Extreme heat and liquid hydrogen and liquid oxygen propellants are not a good combination, and so a successful preliminary design and development of an in-space inflatable sun shield for the Atlas V launch vehicle’s upper stage has been presented by United Launch Alliance (ULA) engineers. The work was performed in partnership with engineers from ILC Dover in Delaware, and with support from NASA engineers at Kennedy Space Center in Florida and Glenn Research Center in Cleveland. The sun shield is designed to inflate and deploy after jettison of the launch vehicle payload fairing to reflect the sun’s rays away from the upper stage tanks, thereby minimizing the liquid boil-off of the two super-cold propellants.  United Launch Alliance is studying concepts for propellant depots that would be derived from upper stages, their contents kept cold by sunshields. (credit: ULA)

The Atlas V upper stage uses liquid hydrogen and liquid oxygen propellants, both of which are very cold ­– minus 420 degrees F and minus 290 degrees F, respectively.  Both liquids vaporize quickly in the presence of heat from the sun’s rays in space. Although the initial design of the sun shield is for use on the Atlas V upper stage, the same concept could be used for ULA’s Delta IV, other rockets or for in-space propellant depots. Propellant depots are long-term storage tanks or refueling stations for space vehicles on their way to earth orbit, to the Moon or to Mars.

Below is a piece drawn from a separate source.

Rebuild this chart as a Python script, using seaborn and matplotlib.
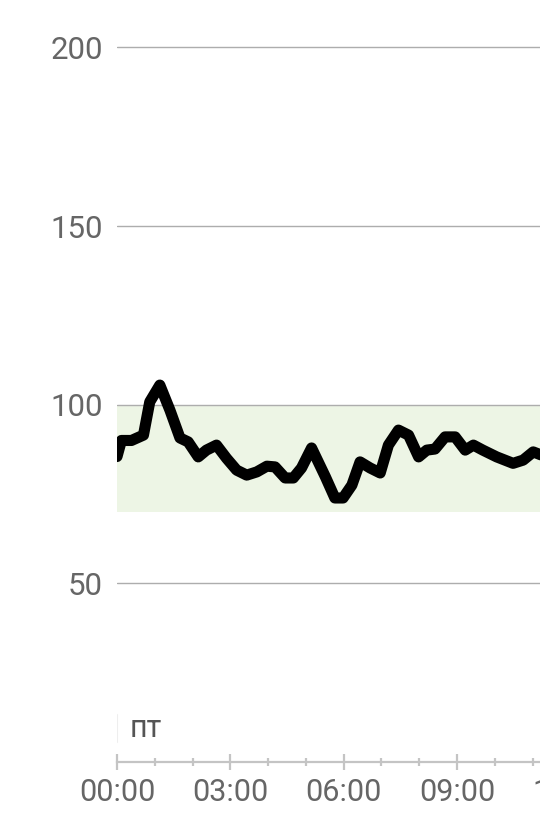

“The sun shield project is an excellent opportunity to collaborate with our NASA partners to develop and test technologies that will further the goals of both the Agency and industry,” said Dr. George F. Sowers, ULA vice president of Business Development.  “We look forward to continuing the project and flying the sun shield on a future Atlas or Delta mission.”

Following the initial component design and test work performed to date, the next step in the project will be to design and build a flight test article that will be deployed around the Atlas V upper stage in space. The test article will be instrumented with temperature and pressure sensors to further understand its operation in a vacuum, at low temperature and under zero gravity.  An on-board digital camera will also record its deployment.

Funding for the project is being provided by the NASA Innovative Partnership Program (IPP), which brings together industry, colleges, government agencies and national laboratories to solve technical problems in support of NASA’s goals in space exploration, space science, aeronautics and space operations.  Funding is also provided by the companies and NASA centers.